ARC-AGI-3
New benchmark tests AI agents on dynamic environments and long-term planning, not just static puzzles.
The ARC Prize team has launched ARC-AGI-3, a groundbreaking interactive reasoning benchmark designed to measure human-like intelligence in AI agents. Unlike traditional static tests, ARC-AGI-3 challenges agents to explore novel environments, acquire goals on the fly, build adaptable world models, and learn continuously from experience. A 100% score signifies an AI agent can solve every game as efficiently as a human, focusing on the process of learning rather than just the final answer. The benchmark is built on principles of being easy for humans, requiring no pre-loaded knowledge, and featuring novelty to prevent brute-force memorization.
ARC-AGI-3 measures intelligence across time by evaluating skill-acquisition efficiency, long-horizon planning with sparse feedback, and experience-driven adaptation across multiple steps. It aims to make the gap between AI and human learning measurable by capturing planning horizons, memory compression, and the ability to update beliefs with new evidence. The platform includes a full developer toolkit for agent integration, an interactive UI for testing, and features like replayable runs that allow developers to inspect agent behavior through a structured timeline of decisions and actions.

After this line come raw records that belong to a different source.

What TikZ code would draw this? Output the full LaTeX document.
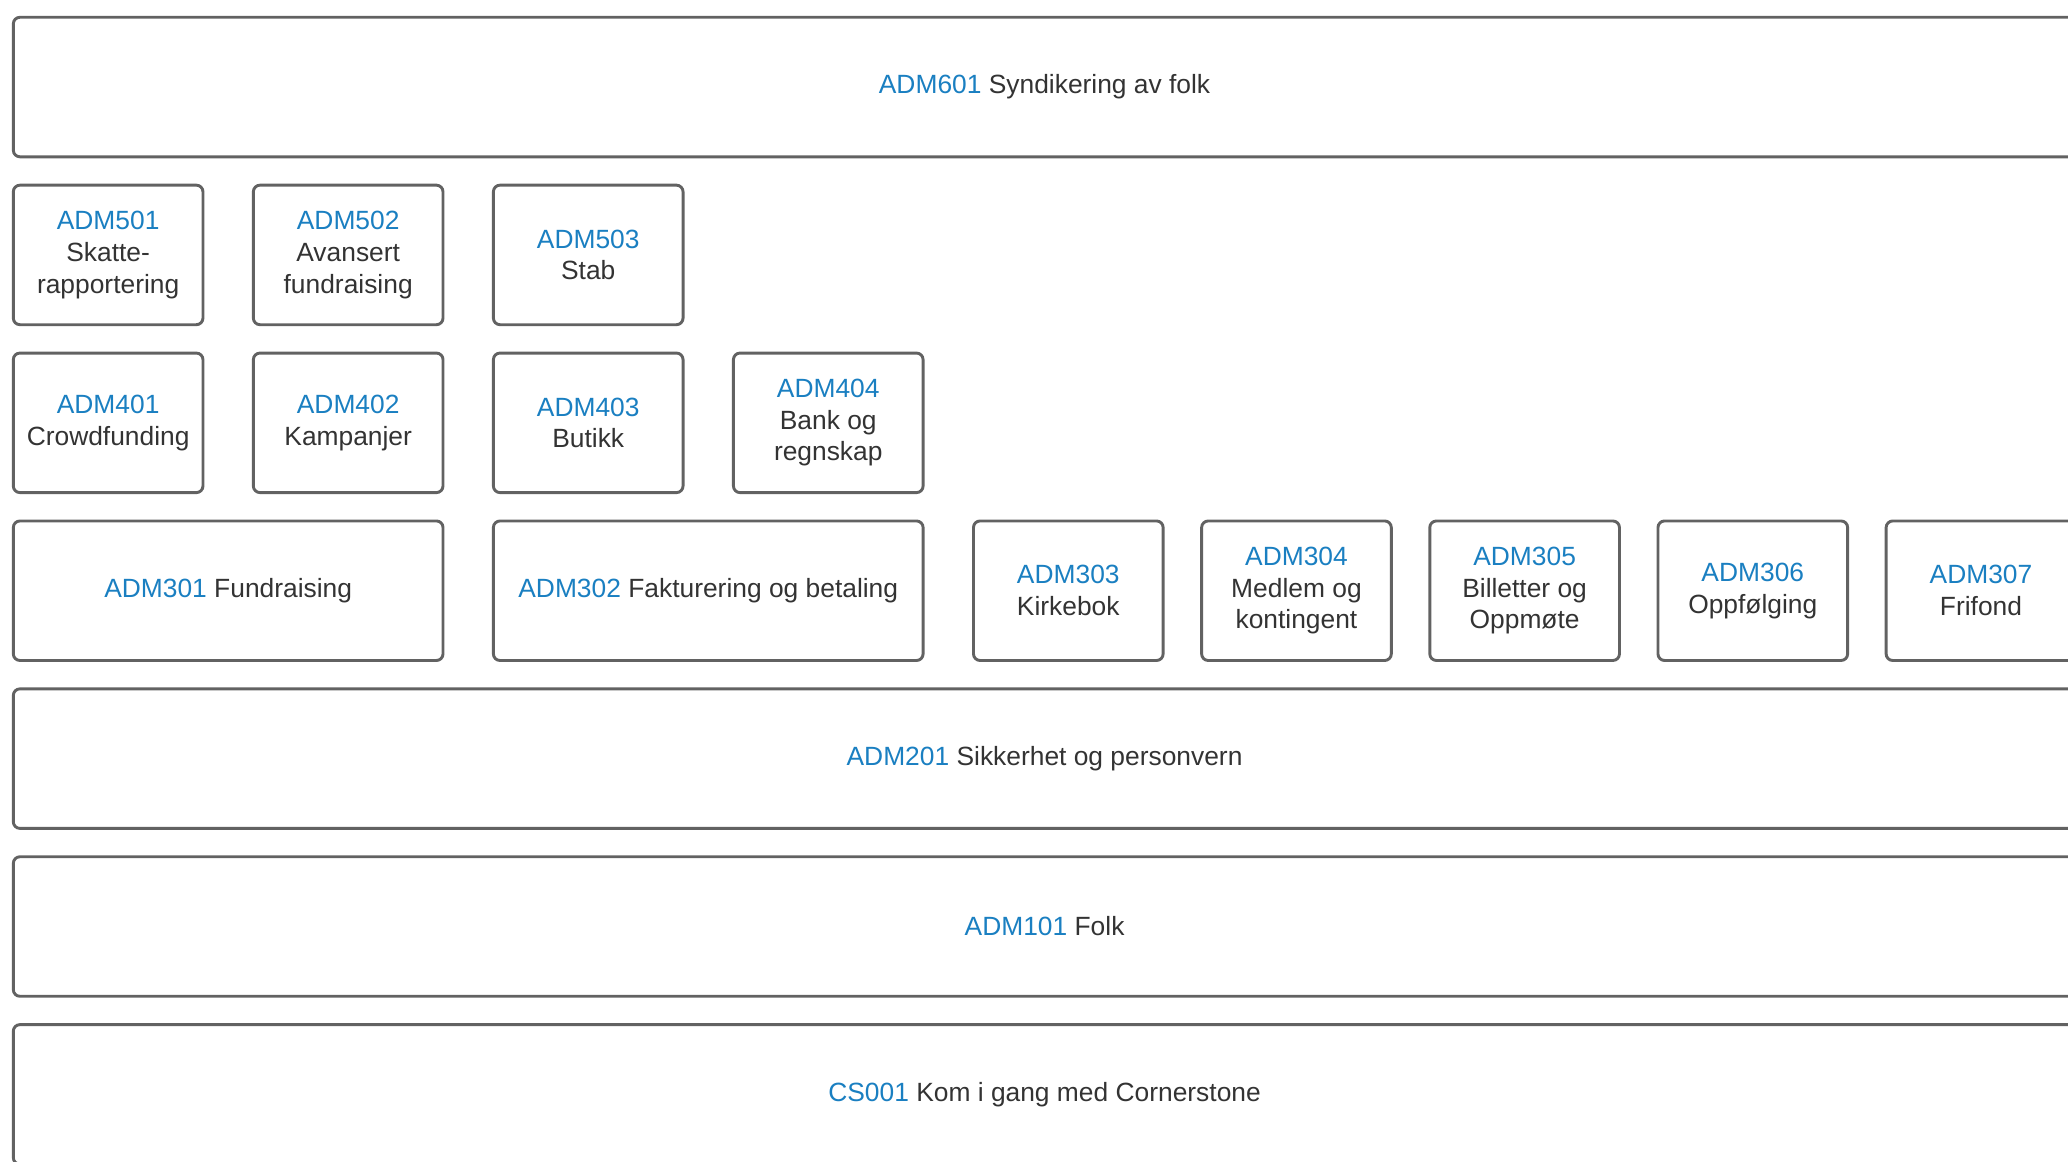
\documentclass[tikz,border=0pt]{standalone}
\usepackage{fontspec}
\setmainfont{Liberation Sans}
\usetikzlibrary{positioning}
\definecolor{codeblue}{HTML}{1A7FC1}
\definecolor{textgray}{HTML}{333333}
\definecolor{framegray}{HTML}{626262}
\newcommand{\code}[1]{\textcolor{codeblue}{#1}}

\begin{document}
\begin{tikzpicture}[
  x=0.5pt, y=-0.5pt,
  course/.style={draw=framegray, line width=1.1pt, rounded corners=2.5pt,
    minimum width=71.9pt, minimum height=52.9pt, align=center, text=textgray,
    font=\fontsize{10}{12}\selectfont, inner sep=1pt},
  wide/.style={course, minimum width=162.9pt},
  layer/.style={course, minimum width=781.9pt},
  node distance=9.65pt and 18pt
]

\clip (0,0) rectangle (1568,881);

% Top layer
\node[layer, anchor=north west] (ADM601) at (9,12) {\code{ADM601} Syndikering av folk};

% Level 5
\node[course, below=of ADM601.south west, anchor=north west] (ADM501) {\code{ADM501}\\Skatte-\\rapportering};
\node[course, right=of ADM501] (ADM502) {\code{ADM502}\\Avansert\\fundraising};
\node[course, right=of ADM502] (ADM503) {\code{ADM503}\\Stab};

% Level 4
\node[course, below=of ADM501] (ADM401) {\code{ADM401}\\Crowdfunding};
\node[course, right=of ADM401] (ADM402) {\code{ADM402}\\Kampanjer};
\node[course, right=of ADM402] (ADM403) {\code{ADM403}\\Butikk};
\node[course, right=of ADM403] (ADM404) {\code{ADM404}\\Bank og\\regnskap};

% Level 3
\node[wide, below=of ADM401.south west, anchor=north west] (ADM301) {\code{ADM301} Fundraising};
\node[wide, right=of ADM301] (ADM302) {\code{ADM302} Fakturering og betaling};
\node[course, right=of ADM302] (ADM303) {\code{ADM303}\\Kirkebok};
\node[course, right=13.5pt of ADM303] (ADM304) {\code{ADM304}\\Medlem og\\kontingent};
\node[course, right=13.5pt of ADM304] (ADM305) {\code{ADM305}\\Billetter og\\Oppmøte};
\node[course, right=13.5pt of ADM305] (ADM306) {\code{ADM306}\\Oppfølging};
\node[course, right=13.5pt of ADM306] (ADM307) {\code{ADM307}\\Frifond};

% Base layers
\node[layer, below=of ADM301.south west, anchor=north west] (ADM201) {\code{ADM201} Sikkerhet og personvern};
\node[layer, below=of ADM201] (ADM101) {\code{ADM101} Folk};
\node[layer, below=of ADM101] (CS001) {\code{CS001} Kom i gang med Cornerstone};

\end{tikzpicture}
\end{document}
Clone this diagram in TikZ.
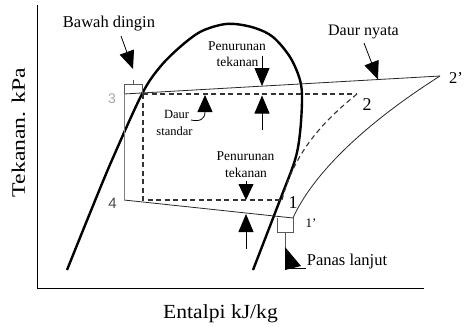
\documentclass[tikz,border=0pt]{standalone}
\usepackage{fontspec}
\setmainfont{Liberation Serif}
\newfontfamily\sansf{Liberation Sans}
\usetikzlibrary{arrows.meta}
\newcommand{\fsz}[1]{\fontsize{#1}{#1}\selectfont}
\begin{document}
\begin{tikzpicture}[x=1pt,y=-1pt,
  dome/.style={line width=2.4pt, black},
  cyc/.style={line width=0.8pt, black!85},
  std/.style={line width=1.1pt, black!80, dash pattern=on 5pt off 3.5pt},
  bigarrow/.style={-{Triangle[length=18pt,width=15pt]}, line width=0.8pt},
  lbl/.style={inner sep=0pt, anchor=base},
  brk/.style={line width=0.7pt, black!65},
]
\useasboundingbox (0,0) rectangle (464,327);
% axes
\coordinate (ytop) at (37,5);
\coordinate (O) at (37,288);
\coordinate (xend) at (424,288);
\draw[line width=0.9pt] (ytop) -- (O) -- (xend);
\node[rotate=90, inner sep=0pt, font=\fsz{19}] (ylab) at (18.5,132.5) {\scalebox{1.25}[1]{Tekanan. kPa}};
\node[lbl, font=\fsz{20}] (xlab) at (220.5,318) {\scalebox{1.08}[1]{Entalpi kJ/kg}};

% saturation dome
\draw[dome] plot[smooth, tension=0.55] coordinates {(67,270) (90,213) (112,160) (142,94) (160,67) (180,47) (200,32) (220,25) (235,24) (255,28) (273,37) (290,57) (300,80) (302,100) (300,133) (295,160) (280,200) (253,270)};

% cycle points
\coordinate (r3) at (124,94);
\coordinate (r4) at (124,200);
\coordinate (r1) at (293,218);
\coordinate (r2) at (440,76);
\coordinate (s3) at (143,94);
\coordinate (s4) at (143,200);
\coordinate (s1) at (282,200);
\coordinate (s2) at (357,94);

% real cycle
\draw[cyc] (r3) -- (r2);
\draw[cyc] (r4) -- (r1);
\draw[line width=0.8pt, black!50] (r3) -- (r4);
\draw[cyc] (r1) .. controls (310,180) and (355,130) .. (r2);

% standard cycle
\draw[std] (s3) -- (s2);
\draw[std] (s3) -- (s4) -- (s1);
\draw[std] (s2) .. controls (325,120) and (295,150) .. (s1);

% subcooling bracket
\draw[brk] (124,94) -- (124,84) -- (142,84) -- (142,94);
\draw[brk] (133,84) -- (133,80);
\node[lbl, font=\fsz{16.5}] (bd) at (109,27) {Bawah dingin};
\coordinate (bdA) at (121,36);
\coordinate (bdB) at (133,69);
\draw[bigarrow] (bdA) -- (bdB);

% superheat bracket
\draw[brk] (277,218) -- (277,232) -- (293,232) -- (293,218);
\draw[brk] (285,232) -- (285,248);
\fill (285,247) -- (301,266) -- (285,270) -- cycle;
\draw[line width=0.7pt] (285,268) -- (306,268);
\node[lbl, font=\fsz{16.5}] (pl) at (347,265) {Panas lanjut};

% Daur nyata
\node[lbl, font=\fsz{16}] (dn) at (363.5,35) {Daur nyata};
\coordinate (dnA) at (364,43);
\coordinate (dnB) at (378,79.5);
\draw[bigarrow] (dnA) -- (dnB);

% top pressure drop
\node[lbl, font=\fsz{13.5}] (pt1) at (237,50) {Penurunan};
\node[lbl, font=\fsz{13.5}] (pt2) at (237.5,66) {tekanan};
\coordinate (ta1) at (262,56);
\coordinate (ta2) at (262,86);
\coordinate (tb1) at (262,130);
\coordinate (tb2) at (262,95.5);
\draw[bigarrow] (ta1) -- (ta2);
\draw[bigarrow] (tb1) -- (tb2);

% Daur standar
\node[lbl, font=\fsz{12.5}] (ds1) at (176.5,118) {Daur};
\node[lbl, font=\fsz{12.5}] (ds2) at (174.5,135) {standar};
\draw[-{Triangle[length=17pt,width=15pt]}, line width=0.8pt] (191,120) .. controls (200,122) and (205,119) .. (205,95);

% bottom pressure drop
\node[lbl, font=\fsz{13.5}] (pb1) at (245.5,160) {Penurunan};
\node[lbl, font=\fsz{13.5}] (pb2) at (246,177) {tekanan};
\coordinate (ba1) at (246,181);
\coordinate (ba2) at (246,200);
\coordinate (bb1) at (246,249);
\coordinate (bb2) at (246,214);
\draw[-{Triangle[length=16pt,width=15pt]}, line width=0.8pt] (ba1) -- (ba2);
\draw[bigarrow] (bb1) -- (bb2);

% point labels
\node[lbl, font=\fsz{18}] (l1) at (293,208) {1};
\node[lbl, font=\fsz{13}] (l1p) at (311,227) {1’};
\node[lbl, font=\fsz{18}] (l2) at (367,110) {2};
\node[inner sep=0pt, anchor=base west, font=\fsz{16.5}] (l2p) at (449,83) {2’};
\node[lbl, font=\sansf\fsz{15}, text=black!70] (l4) at (112.5,208) {4};
\node[lbl, font=\sansf\fsz{14}, text=black!35] (l3) at (112,103) {3};
\end{tikzpicture}
\end{document}
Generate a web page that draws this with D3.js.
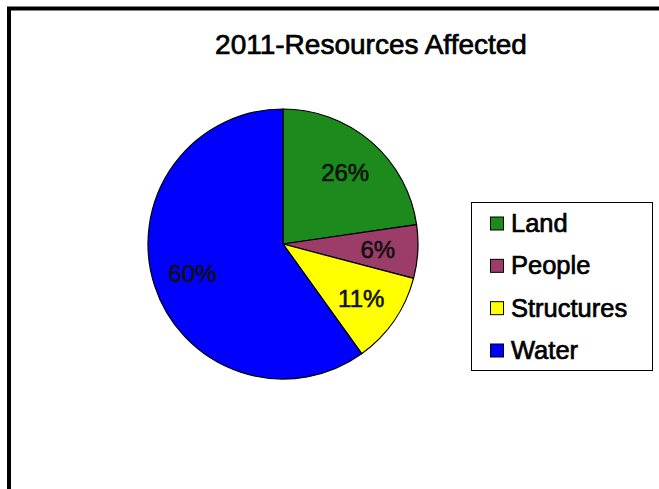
<!DOCTYPE html>
<html>
<head>
<meta charset="utf-8">
<script src="https://cdn.jsdelivr.net/npm/d3@7"></script>
<style>
  html, body { margin: 0; padding: 0; background: #fff; }
  svg { display: block; }
  text { font-family: "Liberation Sans", Arial, sans-serif; }
</style>
</head>
<body>
<svg id="chart" width="659" height="489"></svg>
<script>
// Data (slice shares; printed labels as shown)
const categories = ["Land", "People", "Structures", "Water"];
const values = [22.7, 6.4, 11.0, 59.9];
const labels = ["26%", "6%", "11%", "60%"];
const colors = ["#1c8a1c", "#9b3d68", "#ffff00", "#0000ff"];
const title = "2011-Resources Affected";

const svg = d3.select("#chart");
const W = 659, H = 489;

svg.append("rect").attr("width", W).attr("height", H).attr("fill", "#fff");

// outer frame (left and top visible)
svg.append("line").attr("x1", 9).attr("y1", 7).attr("x2", 9).attr("y2", H)
  .attr("stroke", "#000").attr("stroke-width", 4);
svg.append("line").attr("x1", 7).attr("y1", 8.5).attr("x2", W).attr("y2", 8.5)
  .attr("stroke", "#000").attr("stroke-width", 4);

svg.append("text")
  .attr("x", 371).attr("y", 54)
  .attr("text-anchor", "middle")
  .attr("font-size", 28)
  .attr("fill", "#000")
  .attr("stroke", "#000").attr("stroke-width", 0.7)
  .text(title);

const cx = 283, cy = 244, r = 135;
const data = categories.map((c, i) => ({ c, v: values[i], label: labels[i], color: colors[i] }));
const pie = d3.pie().value(d => d.v).sort(null).startAngle(0).endAngle(2 * Math.PI);
const arcs = pie(data);
const arc = d3.arc().innerRadius(0).outerRadius(r);
const labelArc = d3.arc().innerRadius(95).outerRadius(95);

const g = svg.append("g").attr("transform", `translate(${cx},${cy})`);
g.selectAll("path").data(arcs).join("path")
  .attr("d", arc)
  .attr("fill", d => d.data.color)
  .attr("stroke", "#000")
  .attr("stroke-width", 1.2)
  .attr("stroke-linejoin", "round");

g.selectAll("text.lbl").data(arcs).join("text")
  .attr("class", "lbl")
  .attr("transform", d => `translate(${labelArc.centroid(d)})`)
  .attr("text-anchor", "middle")
  .attr("dy", "0.36em")
  .attr("font-size", 24)
  .attr("fill", "#111")
  .attr("stroke", "#111").attr("stroke-width", 0.6)
  .text(d => d.data.label);

// legend
const lx = 471, ly = 202, lw = 181, lh = 168;
svg.append("rect").attr("x", lx + 0.5).attr("y", ly + 0.5).attr("width", lw).attr("height", lh)
  .attr("fill", "#fff").attr("stroke", "#000").attr("stroke-width", 1);

const rowY = d3.scalePoint().domain(categories).range([223.5, 350.5]);
const lg = svg.append("g");
const rows = lg.selectAll("g").data(data).join("g")
  .attr("transform", d => `translate(0,${rowY(d.c)})`);
rows.append("rect")
  .attr("x", 490.5).attr("y", -6.5).attr("width", 13).attr("height", 13)
  .attr("fill", d => d.color).attr("stroke", "#000").attr("stroke-width", 1);
rows.append("text")
  .attr("x", 511).attr("y", 8.5)
  .attr("font-size", 25.5)
  .attr("fill", "#000")
  .attr("stroke", "#000").attr("stroke-width", 0.7)
  .text(d => d.c);
</script>
</body>
</html>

This represents a significant shift from evaluating final outputs to assessing the entire reasoning and learning process, setting a new standard for what constitutes general intelligence in machines.
- First interactive benchmark testing AI's ability to learn dynamically in novel environments, not solve static puzzles.
- Measures skill-acquisition efficiency and long-horizon planning, requiring agents to adapt strategies without language instructions.
- Includes a full developer toolkit, replay system for behavior analysis, and UI for transparent agent evaluation and iteration.
Why It Matters
This benchmark sets a new, more rigorous standard for measuring progress toward true AGI by evaluating the learning process itself.